The U.S. Supreme Court's decision on the Environmental Protection Agency's ability to regulate greenhouse gas emissions highlights that a Department of Labor rule regulating tipped and nontipped pay is illegal, two restaurant groups told a Texas federal court Monday.
In an unopposed motion to file a notice of supplemental authority, the Restaurant Law Center and the Texas Restaurant Association told a Texas district court that the West Virginia et al. v. EPA et al. decision showed the DOL didn't have the authority to issue a rule splitting what tasks are considered tipped or nontipped work. …

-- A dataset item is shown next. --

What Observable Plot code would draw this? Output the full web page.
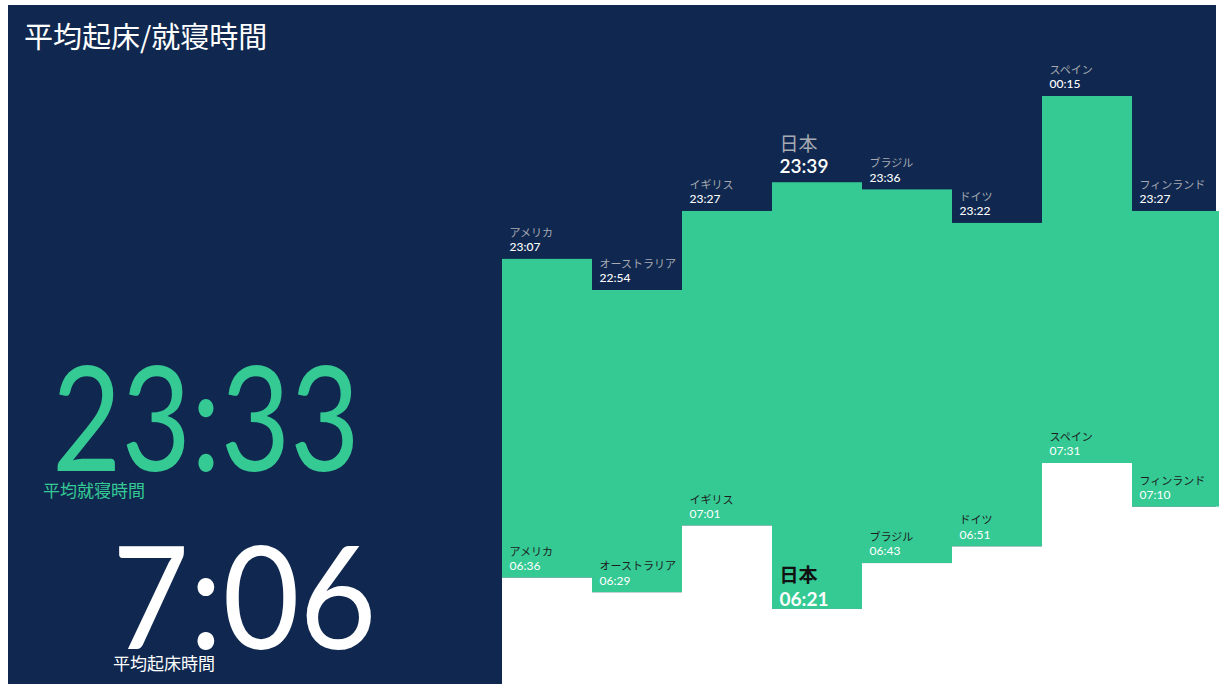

Monday's filing comes in support of the groups' April bid for summary judgment. The groups told the court then that the DOL overstepped its authority when it mandated the rule, which went into effect in December 2021. …
The industry groups argued that neither Congress nor the Fair Labor Standards Act — which allows employers to pay tipped workers as low as $2.13 per hour, as long as tips make up the difference between that amount and the federal minimum wage of $7.25 per hour — allowed the DOL to issue the rule.
The Restaurant Law Center and the Texas Restaurant Association already tried to block the rule in December, but the district court denied that request in February and the groups appealed to the Fifth Circuit. …
The groups sued in December, asking the Texas court to prevent the rule from going into effect. Later that month, the groups filed a motion for a nationwide preliminary injunction, leading to the February decision at stake in the Fifth Circuit.
In May, the DOL filed its own bid for summary judgment in the lower court, arguing that the process it followed to issue the rule was not arbitrary or capricious and that the agency acted within its authority.
Paul DeCamp of Epstein Becker Green, who is representing the groups, reiterated Monday that the DOL went beyond its allowed authority to issue the rule and that the agency is trying "to micromanage on a minute-by-minute basis the work of any tipped employee in the United States earning less than $7.25 per hour in cash wages."
"As the Supreme Court has made perfectly clear, most recently in West Virginia v. EPA, the department's approach is unlawful and a violation of constitutional separation of powers," DeCamp said.